The Appeal (and Problems) with Super Dragon Ball Heroes
Despite starting in 2018, there are only seventeen episodes of the series out. This is because the short episodes release on a sporadic basis, with sometimes weeks or even months between new releases. The entire series up until this point can be watched within two hours. This isn't a particularly long series, and, when watched in short succession, can be a fun experience for Dragon Ball fans looking for a wild fanfiction fueled saga.
But for those who intend on watching the series as each episode comes out, there is little motivation to watch. Each episode is incredibly superficial and silly. They consist primarily of featuring characters punching one another in a silly, intense fashion. And due to the sluggish release schedules, you're often left waiting weeks -- even months -- for a new episode that will ultimately feature little plot or character growth.

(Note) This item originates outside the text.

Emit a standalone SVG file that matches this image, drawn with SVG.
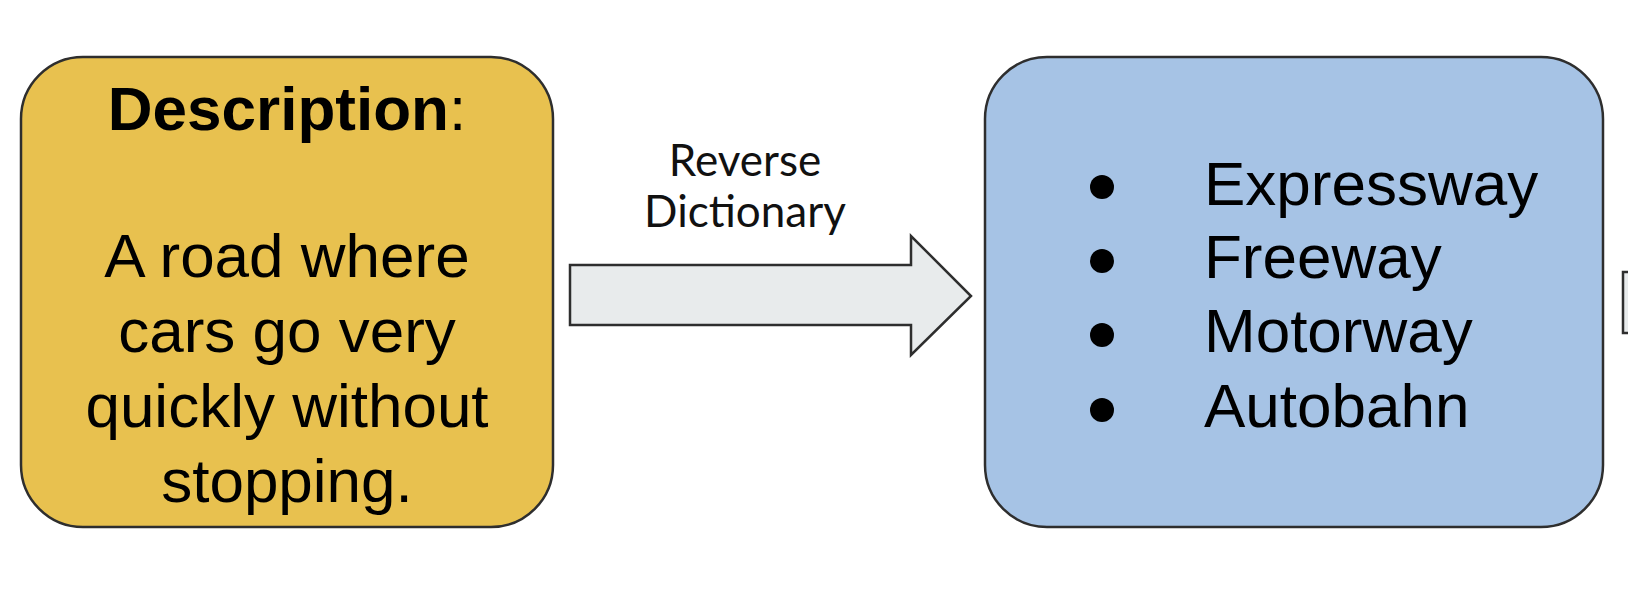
<svg xmlns="http://www.w3.org/2000/svg" width="1628" height="600" viewBox="0 0 1628 600">
<style>
.box{stroke:#2e2e2e;stroke-width:2.5}
.t{font-family:"Liberation Sans",Arial,sans-serif;font-size:62px;fill:#000}
.lbl{font-family:Lato,"Liberation Sans",sans-serif;font-size:44px;fill:#111;text-anchor:middle}
.arrow{fill:#e8ebec;stroke:#2e2e2e;stroke-width:2.5;stroke-linejoin:miter}
</style>
<rect width="1628" height="600" fill="#fff"/>
<g id="description">
<rect class="box" x="21" y="57" width="532" height="470" rx="62" ry="62" fill="#e8c14f"/>
<text class="t" text-anchor="middle" x="287" y="130"><tspan font-weight="bold">Description</tspan>:</text>
<text class="t" text-anchor="middle" x="287" y="277">A road where</text>
<text class="t" text-anchor="middle" x="287" y="352">cars go very</text>
<text class="t" text-anchor="middle" x="287" y="427">quickly without</text>
<text class="t" text-anchor="middle" x="287" y="502">stopping.</text>
</g>
<g id="connectors">
<path class="arrow" d="M570 265 H911 V236 L971 296 L911 355 V325 H570 Z"/>
<text class="lbl" x="745" y="176">Reverse</text>
<text class="lbl" x="745" y="227">Dictionary</text>
<rect class="arrow" x="1623" y="272" width="20" height="61"/>
</g>
<g id="words">
<rect class="box" x="985" y="57" width="618" height="470" rx="62" ry="62" fill="#a6c3e5"/>
<circle cx="1102" cy="187" r="12" fill="#000"/>
<circle cx="1102" cy="261" r="12" fill="#000"/>
<circle cx="1102" cy="335" r="12" fill="#000"/>
<circle cx="1102" cy="410" r="12" fill="#000"/>
<text class="t" x="1204" y="205">Expressway</text>
<text class="t" x="1204" y="278">Freeway</text>
<text class="t" x="1204" y="352">Motorway</text>
<text class="t" x="1204" y="427">Autobahn</text>
</g>
</svg>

Needless to say, none of it is canon. While it takes place post-Super, it probably won't affect whenever anything new comes out in Super, much in the same way that Xenoverse didn't affect Super's plot. Everything feels as if there are no lasting consequences on either the characters or world, despite the high-stakes of "Slaying Gods themselves" coming up. On top of that, the fanfiction-fueled, nostalgic elements of the early series -- Cooler returning, Super Saiyan 4 returning -- fizzles out in the second arc, which focuses primarily on Super characters.
But What About the Manga?
However, if you can read the Dragon Ball Heroes manga, this is far, far more the sort of insane content that might capture your imaginations. The manga, which consists of multiple spin-off series, each focuses on different story-arcs correlating to Dragon Ball Heroes. The events of the ONA are covered in Dragon Ball Heroes: Universe Mission, but the real fun comes in some of the earlier volumes. Dragon Ball Heroes: Dark Demon Realm Mission features the Time Patrol meeting Xeno Goku and Xeno Vegeta for the first time against the enigmatic demonic villain Mechikabura. It reads as a direct prequel to the events of Universe Mission and the ONA.

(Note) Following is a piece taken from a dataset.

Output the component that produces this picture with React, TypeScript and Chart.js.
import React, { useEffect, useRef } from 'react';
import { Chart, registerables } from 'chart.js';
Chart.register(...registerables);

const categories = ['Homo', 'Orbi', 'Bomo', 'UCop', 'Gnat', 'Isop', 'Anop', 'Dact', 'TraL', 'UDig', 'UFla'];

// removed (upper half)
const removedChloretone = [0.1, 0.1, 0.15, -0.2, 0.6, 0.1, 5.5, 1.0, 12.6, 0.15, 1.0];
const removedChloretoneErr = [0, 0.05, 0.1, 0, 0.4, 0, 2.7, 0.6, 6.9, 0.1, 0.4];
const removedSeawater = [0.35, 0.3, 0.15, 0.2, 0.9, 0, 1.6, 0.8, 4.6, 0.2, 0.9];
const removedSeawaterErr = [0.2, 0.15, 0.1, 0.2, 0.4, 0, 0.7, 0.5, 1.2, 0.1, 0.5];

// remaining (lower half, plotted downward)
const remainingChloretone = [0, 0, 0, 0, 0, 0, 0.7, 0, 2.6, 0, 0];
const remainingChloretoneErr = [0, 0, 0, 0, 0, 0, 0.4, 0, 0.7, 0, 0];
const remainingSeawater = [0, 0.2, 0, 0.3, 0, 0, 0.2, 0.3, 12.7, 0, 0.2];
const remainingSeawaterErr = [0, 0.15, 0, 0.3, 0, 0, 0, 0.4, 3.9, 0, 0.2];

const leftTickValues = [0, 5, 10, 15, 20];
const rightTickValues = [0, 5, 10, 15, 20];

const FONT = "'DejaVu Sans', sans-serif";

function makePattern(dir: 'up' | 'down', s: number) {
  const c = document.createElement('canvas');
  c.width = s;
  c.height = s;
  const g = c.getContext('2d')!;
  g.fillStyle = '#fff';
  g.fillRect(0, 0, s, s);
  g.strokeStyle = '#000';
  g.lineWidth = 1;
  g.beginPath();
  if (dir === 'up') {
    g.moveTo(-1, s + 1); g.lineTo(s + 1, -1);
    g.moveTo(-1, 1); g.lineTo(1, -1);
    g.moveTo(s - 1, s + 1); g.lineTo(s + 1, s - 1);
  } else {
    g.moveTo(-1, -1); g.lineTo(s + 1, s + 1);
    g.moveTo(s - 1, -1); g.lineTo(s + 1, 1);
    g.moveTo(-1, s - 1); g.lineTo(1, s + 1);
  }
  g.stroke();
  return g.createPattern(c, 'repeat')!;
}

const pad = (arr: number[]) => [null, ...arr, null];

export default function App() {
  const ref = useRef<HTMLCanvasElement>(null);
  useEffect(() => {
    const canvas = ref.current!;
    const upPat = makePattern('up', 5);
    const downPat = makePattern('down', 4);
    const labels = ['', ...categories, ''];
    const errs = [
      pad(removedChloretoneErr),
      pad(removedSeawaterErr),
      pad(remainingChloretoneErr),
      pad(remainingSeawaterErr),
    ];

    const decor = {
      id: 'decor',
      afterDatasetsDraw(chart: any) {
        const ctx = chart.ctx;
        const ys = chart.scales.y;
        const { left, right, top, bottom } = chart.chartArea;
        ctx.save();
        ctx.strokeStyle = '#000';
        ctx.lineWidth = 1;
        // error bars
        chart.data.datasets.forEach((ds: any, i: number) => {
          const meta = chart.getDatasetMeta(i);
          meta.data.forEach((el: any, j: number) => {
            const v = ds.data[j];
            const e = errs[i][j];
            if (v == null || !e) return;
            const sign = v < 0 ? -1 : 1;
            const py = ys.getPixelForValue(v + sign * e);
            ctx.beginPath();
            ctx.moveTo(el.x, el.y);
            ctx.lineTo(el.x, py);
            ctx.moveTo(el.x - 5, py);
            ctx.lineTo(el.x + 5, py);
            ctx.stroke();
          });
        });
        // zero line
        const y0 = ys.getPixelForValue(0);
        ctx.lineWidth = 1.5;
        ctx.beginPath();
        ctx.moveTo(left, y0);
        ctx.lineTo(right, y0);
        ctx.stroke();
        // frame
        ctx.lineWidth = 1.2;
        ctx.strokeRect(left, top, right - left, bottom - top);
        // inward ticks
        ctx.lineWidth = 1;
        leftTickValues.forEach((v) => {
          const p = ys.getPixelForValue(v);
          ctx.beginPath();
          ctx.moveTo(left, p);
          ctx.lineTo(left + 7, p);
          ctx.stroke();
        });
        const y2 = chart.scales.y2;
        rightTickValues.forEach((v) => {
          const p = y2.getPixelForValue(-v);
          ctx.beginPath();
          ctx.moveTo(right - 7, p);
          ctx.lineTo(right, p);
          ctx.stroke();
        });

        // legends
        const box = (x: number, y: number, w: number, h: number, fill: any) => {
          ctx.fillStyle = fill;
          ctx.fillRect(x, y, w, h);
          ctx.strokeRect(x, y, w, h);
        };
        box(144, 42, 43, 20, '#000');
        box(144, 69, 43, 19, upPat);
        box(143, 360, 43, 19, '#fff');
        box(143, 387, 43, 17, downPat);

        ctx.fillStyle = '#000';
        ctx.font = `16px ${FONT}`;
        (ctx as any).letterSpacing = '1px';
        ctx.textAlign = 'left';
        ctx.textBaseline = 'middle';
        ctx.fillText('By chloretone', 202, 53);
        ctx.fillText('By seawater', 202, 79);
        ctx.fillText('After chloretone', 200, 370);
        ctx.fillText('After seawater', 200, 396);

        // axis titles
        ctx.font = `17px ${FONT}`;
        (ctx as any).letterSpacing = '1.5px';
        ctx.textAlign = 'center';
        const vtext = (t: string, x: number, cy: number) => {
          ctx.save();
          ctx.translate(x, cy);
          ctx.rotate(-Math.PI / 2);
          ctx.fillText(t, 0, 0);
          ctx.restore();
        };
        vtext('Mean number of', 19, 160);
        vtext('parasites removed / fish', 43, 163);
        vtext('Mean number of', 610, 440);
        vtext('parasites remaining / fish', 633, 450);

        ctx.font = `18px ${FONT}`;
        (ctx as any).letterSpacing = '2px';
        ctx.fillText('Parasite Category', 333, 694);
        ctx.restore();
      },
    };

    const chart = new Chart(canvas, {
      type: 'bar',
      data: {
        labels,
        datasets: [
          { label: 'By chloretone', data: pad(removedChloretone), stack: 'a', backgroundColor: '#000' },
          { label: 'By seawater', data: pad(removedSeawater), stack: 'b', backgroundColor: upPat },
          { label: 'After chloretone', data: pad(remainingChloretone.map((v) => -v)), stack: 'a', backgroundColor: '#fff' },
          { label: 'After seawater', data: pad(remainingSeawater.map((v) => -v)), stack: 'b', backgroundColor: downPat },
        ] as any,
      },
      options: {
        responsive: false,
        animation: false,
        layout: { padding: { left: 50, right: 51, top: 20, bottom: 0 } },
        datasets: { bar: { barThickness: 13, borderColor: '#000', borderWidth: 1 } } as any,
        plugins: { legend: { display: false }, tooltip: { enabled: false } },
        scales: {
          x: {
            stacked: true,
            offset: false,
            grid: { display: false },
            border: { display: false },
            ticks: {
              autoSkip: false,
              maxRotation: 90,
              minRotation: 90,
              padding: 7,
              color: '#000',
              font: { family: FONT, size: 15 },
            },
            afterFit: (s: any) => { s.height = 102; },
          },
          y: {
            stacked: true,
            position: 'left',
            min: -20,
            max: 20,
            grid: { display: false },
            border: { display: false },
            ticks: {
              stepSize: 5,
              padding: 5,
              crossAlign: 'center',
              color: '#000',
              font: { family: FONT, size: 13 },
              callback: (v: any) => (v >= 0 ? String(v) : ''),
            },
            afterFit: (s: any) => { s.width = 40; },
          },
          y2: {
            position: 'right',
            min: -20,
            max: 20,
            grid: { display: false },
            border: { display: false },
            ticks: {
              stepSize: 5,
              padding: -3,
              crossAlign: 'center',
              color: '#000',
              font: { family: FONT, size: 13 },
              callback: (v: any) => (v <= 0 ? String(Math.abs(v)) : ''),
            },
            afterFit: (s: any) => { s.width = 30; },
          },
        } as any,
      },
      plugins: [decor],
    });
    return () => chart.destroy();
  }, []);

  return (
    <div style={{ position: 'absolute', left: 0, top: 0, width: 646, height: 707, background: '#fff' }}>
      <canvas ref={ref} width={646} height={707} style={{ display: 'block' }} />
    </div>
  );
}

If you want to see, however, the silly potential that Dragon Ball Heroes can offer, read Dragon Ball Heroes: Victory Mission. This is the first manga in the series published -- and the least connected to the ONA. The manga starts out with original characters fighting a baby-Janemba, and it just gets zanier and more illogical from there. Nothing makes sense, but it never tries to make sense, either.